Pseudo-spirituality?
Posted: Fri Apr 30, 2021 11:56 am
Sister Ave suggested a thread about pseudo-spirituality (here). I have sometimes made such accusations against some systems, and so it might fitting that I begin with a word of explanation.
Saying that something is "pseudo" is very pejorative, and a strong condemnation. Yet I think in some cases it is well earned, and needed to make a most important division. Pseudo-spirituality is something that claims to be spirituality, but is its opposite, lacking the very core that makes something spirituality. So we come to the question what is spirituality.
Simply put, spirituality is what the matter and form are not. And so, every claimed occult or esoteric system which places its primary attention on the form side is pseudo-spirituality. It can still be interested in magic and/or religiosity, cultures and/or philosophical study, but it takes these things on their surficial side, the side of form.

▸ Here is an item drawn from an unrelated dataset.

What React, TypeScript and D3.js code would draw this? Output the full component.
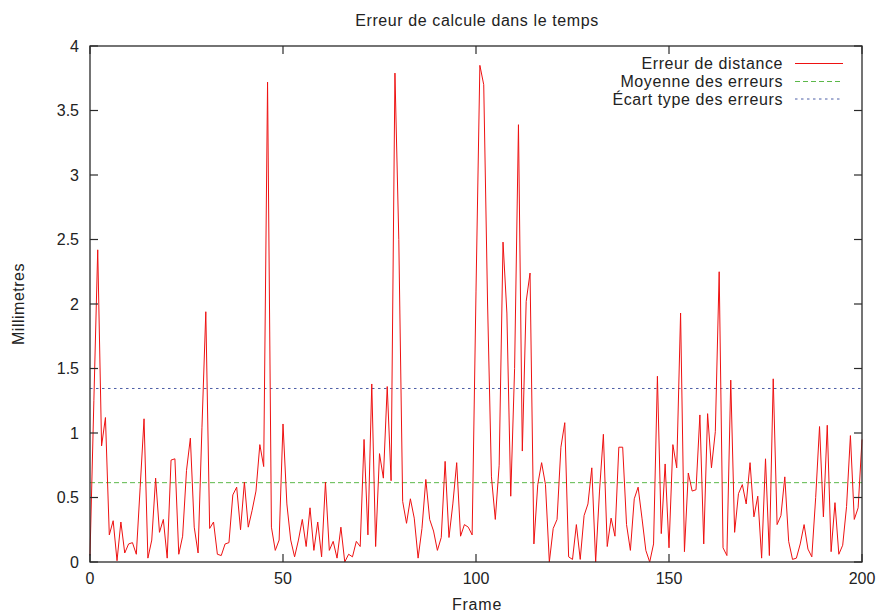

In true spirituality, the outward shape is seen as a garment that can be changed when there is a need. For example, Rosicrucians were demanded to change their clothing and style to that of their current surroundings, and not to draw attention. Likewise, theosophists teach that the master adepts live among people in cognito. Open displays and claims of power is seen as a snare to entangle the surficial people into mistaken belief systems (for spiritual truth cannot be seen from open displays of power) by most if not indeed all of the old religions' systems of spirituality.
But nowadays, when the world is once again young in a way, people are hungry for new, and easy, spirituality. Because of this new approach, this ideology of instant spiritual gratification is most often referred as the "New Age" spirituality. It is not a perfect term. Also, the New Age tends to bring about associations from the Right Hand Path surficiality, healing crystals and angel channelings. But the last ten or fifteen years or so has exploded the same attitude in the Left Hand Path practices, and nowadays there can be seen equally much LHP-oriented New Age. Shady pictures on black candles & bones on the altars, channeled goetic demons instead of angels, piles upon piles of useless but pretty grimoires, and so on.
This is pseudo-spirituality, focusing on form: consumerism, sociological ego-boosting or choosing temperamentally alluring groups, and other such surficial things. The lacking aspect is, most of all, actual hard (inner) work. When actual "Try!" is put into any form of pseudo-spiritualism, it too can be made into actual spiritualism. For there is no form itself that is bad, no more than good. To the actual spirituality, there are only instruments in form, never something that is good or bad in itself. This is what iconoclasts tend to forget. The problem is no altar picture, or grimoire, or sociological group, but instead how these become the main thing.
Saying that something is "pseudo" is very pejorative, and a strong condemnation. Yet I think in some cases it is well earned, and needed to make a most important division. Pseudo-spirituality is something that claims to be spirituality, but is its opposite, lacking the very core that makes something spirituality. So we come to the question what is spirituality.
Simply put, spirituality is what the matter and form are not. And so, every claimed occult or esoteric system which places its primary attention on the form side is pseudo-spirituality. It can still be interested in magic and/or religiosity, cultures and/or philosophical study, but it takes these things on their surficial side, the side of form.
In true spirituality, the outward shape is seen as a garment that can be changed when there is a need. For example, Rosicrucians were demanded to change their clothing and style to that of their current surroundings, and not to draw attention. Likewise, theosophists teach that the master adepts live among people in cognito. Open displays and claims of power is seen as a snare to entangle the surficial people into mistaken belief systems (for spiritual truth cannot be seen from open displays of power) by most if not indeed all of the old religions' systems of spirituality.
But nowadays, when the world is once again young in a way, people are hungry for new, and easy, spirituality. Because of this new approach, this ideology of instant spiritual gratification is most often referred as the "New Age" spirituality. It is not a perfect term. Also, the New Age tends to bring about associations from the Right Hand Path surficiality, healing crystals and angel channelings. But the last ten or fifteen years or so has exploded the same attitude in the Left Hand Path practices, and nowadays there can be seen equally much LHP-oriented New Age. Shady pictures on black candles & bones on the altars, channeled goetic demons instead of angels, piles upon piles of useless but pretty grimoires, and so on.
This is pseudo-spirituality, focusing on form: consumerism, sociological ego-boosting or choosing temperamentally alluring groups, and other such surficial things. The lacking aspect is, most of all, actual hard (inner) work. When actual "Try!" is put into any form of pseudo-spiritualism, it too can be made into actual spiritualism. For there is no form itself that is bad, no more than good. To the actual spirituality, there are only instruments in form, never something that is good or bad in itself. This is what iconoclasts tend to forget. The problem is no altar picture, or grimoire, or sociological group, but instead how these become the main thing.